We've changed our rating system; here's what you need to know

August 10, 2016

Researching your next new car can be a complex, frustrating process. Sorting through car reviews, reading them, deciding which ones make sense—it's not as easy as it should be. 

The Car Connection was conceived to help you through that process. Since we launched in our current form in 2008, we've completely revamped the way we review cars.

Over the next two weeks, we're rolling out changes to the way we rate cars. We think those changes will make it simpler for you to see which vehicles we recommend. (You'll see some updated scores already, as we work our way through vehicles already reviewed for 2017.)

2007 Buick Riviera Concept

2007 Buick Riviera Concept

Our approach

Why change? Well, we had some very good reasons.

When we started today's TCC back in 2008, the car world was promising visions of hydrogen-powered cars, new Saabs and Hummers, even hot coupes like this concept Buick Riviera. Suffice it to say that things change—and so do goals.

The basics here at The Car Connection remain the same. We use decades of our experience on-staff to help you find the right car.

All told, our editors drive hundreds of new vehicles each year, traveling around the world and within our own hometowns to bring you the first, best information on the new vehicles that interest you.

Each year, we review up to 300 new cars, trucks, and utility vehicles, and assign them a rating so you can compare cars—even in different categories.

In the past, we've assigned those scores on a scale that assumed some knowledge of the universe of cars, which isn't always the case. Also, we didn't do enough to reward cars with excellent fuel economy and safety scores.

2017 Hyundai Tucson

2017 Hyundai Tucson


What’s new?

Beginning with the 2017 model year, we've adopted a new ratings scale that begins at a score of 5, and allows us to award or deduct points based on how well a car meets specific criteria. Our ratings will be spread over a wider range, and as a result, you'll get a better idea of how vehicles rank and rate against each other. Here's some of the method behind our madness:

• It’s not like grade school. Our ratings go from 1-10 with 5 being an average score. In the past, most of our ratings have fallen between 6 and 8, and while our new scores may be lower, it doesn’t mean we like the car any less. An overall score of 5 is average—anything above is better than average.
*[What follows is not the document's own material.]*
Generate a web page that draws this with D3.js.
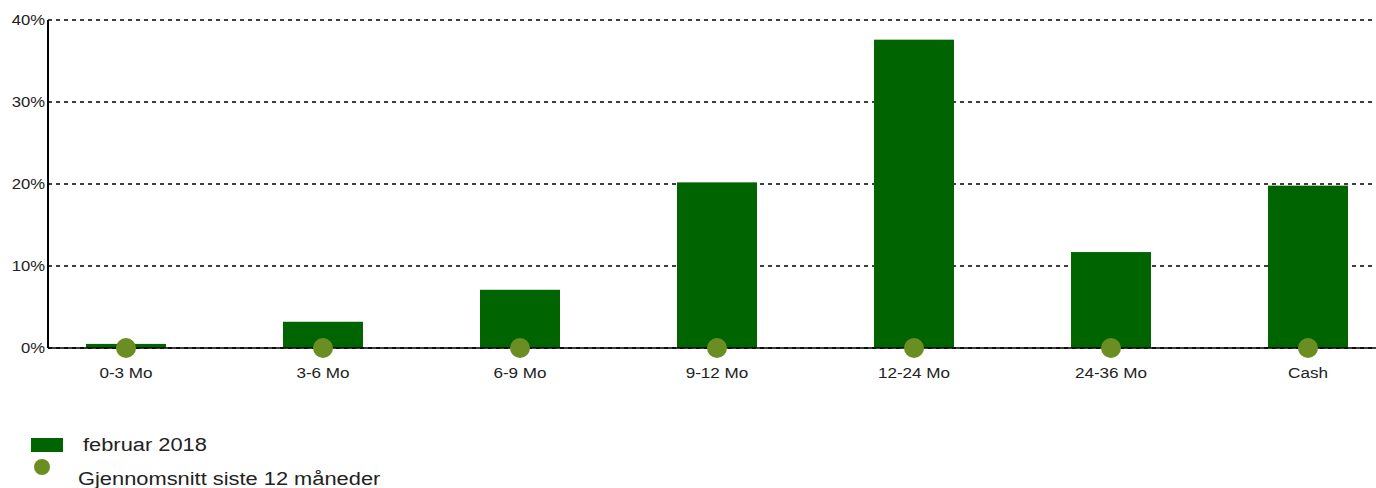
<!DOCTYPE html>
<html><head><meta charset="utf-8">
<script src="https://cdn.jsdelivr.net/npm/d3@7"></script>
<style>body{margin:0;background:#fff}svg{display:block;font-family:"Liberation Sans",Arial,sans-serif}</style>
</head><body>
<svg id="c" width="1376" height="488"></svg>
<script>
const categories = ["0-3 Mo","3-6 Mo","6-9 Mo","9-12 Mo","12-24 Mo","24-36 Mo","Cash"];
const currentValues = [0.5, 3.2, 7.1, 20.2, 37.6, 11.7, 19.8];
const averageValues = [0, 0, 0, 0, 0, 0, 0];
const yTicks = [0, 10, 20, 30, 40];
const seriesNames = ["februar 2018", "Gjennomsnitt siste 12 måneder"];

const svg = d3.select("#c");
const x = d3.scaleBand().domain(categories).range([86, 1348]).paddingInner(0.594).paddingOuter(0);
const y = d3.scaleLinear().domain([0, 40]).range([348, 20]);
const left = 48, right = 1376;

// gridlines
svg.append("g").selectAll("line").data(yTicks).join("line")
  .attr("x1", left).attr("x2", right)
  .attr("y1", d => y(d)).attr("y2", d => y(d))
  .attr("stroke", "#000").attr("stroke-width", 1.6).attr("stroke-dasharray", "4,4");

// bars
svg.append("g").selectAll("rect").data(categories).join("rect")
  .attr("x", d => x(d)).attr("width", x.bandwidth())
  .attr("y", (d, i) => y(currentValues[i]))
  .attr("height", (d, i) => y(0) - y(currentValues[i]))
  .attr("fill", "#006400");

// zero line
svg.append("line").attr("x1", left).attr("x2", right).attr("y1", y(0)).attr("y2", y(0))
  .attr("stroke", "#000").attr("stroke-width", 1.5);

// dots
svg.append("g").selectAll("circle").data(categories).join("circle")
  .attr("cx", d => x(d) + x.bandwidth() / 2)
  .attr("cy", (d, i) => y(averageValues[i]))
  .attr("r", 10).attr("fill", "#6b8e23");

// y axis
svg.append("line").attr("x1", left).attr("x2", left).attr("y1", y(40)).attr("y2", y(0))
  .attr("stroke", "#000").attr("stroke-width", 2);
svg.append("g").selectAll("text").data(yTicks).join("text")
  .attr("transform", d => `translate(45,${y(d)}) scale(1.11,1)`)
  .attr("dy", "0.35em")
  .attr("text-anchor", "end").attr("font-size", 15).attr("fill", "#222")
  .text(d => d + "%");

// x labels
svg.append("g").selectAll("text").data(categories).join("text")
  .attr("transform", d => `translate(${x(d) + x.bandwidth() / 2},378) scale(1.14,1)`)
  .attr("text-anchor", "middle").attr("font-size", 15).attr("fill", "#222")
  .text(d => d);

// legend
const lg = svg.append("g");
lg.append("rect").attr("x", 31).attr("y", 438).attr("width", 32).attr("height", 14).attr("fill", "#006400");
lg.append("text").attr("transform", "translate(83,451) scale(1.15,1)").attr("font-size", 19).attr("fill", "#222").text(seriesNames[0]);
lg.append("circle").attr("cx", 42).attr("cy", 467).attr("r", 8).attr("fill", "#6b8e23");
lg.append("text").attr("transform", "translate(78,485) scale(1.15,1)").attr("font-size", 19).attr("fill", "#222").text(seriesNames[1]);
</script>
</body></html>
• Our new rating system better reflects how people look at their cars. We start in the middle, and add or take away points based on features, usability and drivability. It’s pretty simple!

• We give each car a clearer path to 10—and to 0. Our system is designed to better identify what’s exceptional in new cars.

• Our ratings are reviewed by experts, every week. Editors constantly evaluate every new car rating to make sure we’re giving readers the best information.

• We’ve factored “Green” into the overall average. We know many readers and shoppers prioritize fuel economy and we’re rewarding efficient cars.

• When data isn't yet available to make a solid ranking, we'll tell you and keep it from the affecting the overall score until we know for sure.

For a full discussion of the ratings system, find out more about how we rate cars.


Just the FAQs

How does this affect old ratings?

The new rating system won’t change the old scores. Vehicles from the 2016 model year and before will operate under our former ratings system.

For most cars, our overall rating this year from last year may drop by 1-2 points even though our opinion hasn’t changed. We’re using the whole range of ratings available to us to give you a more accurate measure for how we feel about a car.


How often are ratings changed?

We re-evaluate our ratings for new cars at least once a month—if not more.

We're also adding and adjusting scores we've already set for the 2017 model year to bring them better in line with our new system. Pardon our dust while we're under construction, we'll be done in a couple of weeks!


How does this affect “Best Car to Buy” awards and nominees?

It doesn’t affect it much! We’re still looking for the best new cars to buy based on value, comfort, quality, and style. We’ll explain those awards and our selection criteria when voting season begins.


How can I tell if you recommend a car?

We’ll tell you! For most models, we’ll identify our picks for powertrain and popular combinations we think are important to buy. We'll also strive to explain clearly how we reached each vehicle rating.


Odds and ends

We’re rating cars based on the whole automotive spectrum—from Acura to Volvo, and every automaker in between. Predictably, a more expensive car may have a higher rating compared to a less-expensive car, but our compare tool easily lets readers know what’s a better value in each segment.

We’re also constantly updating our comparisons to keep readers informed.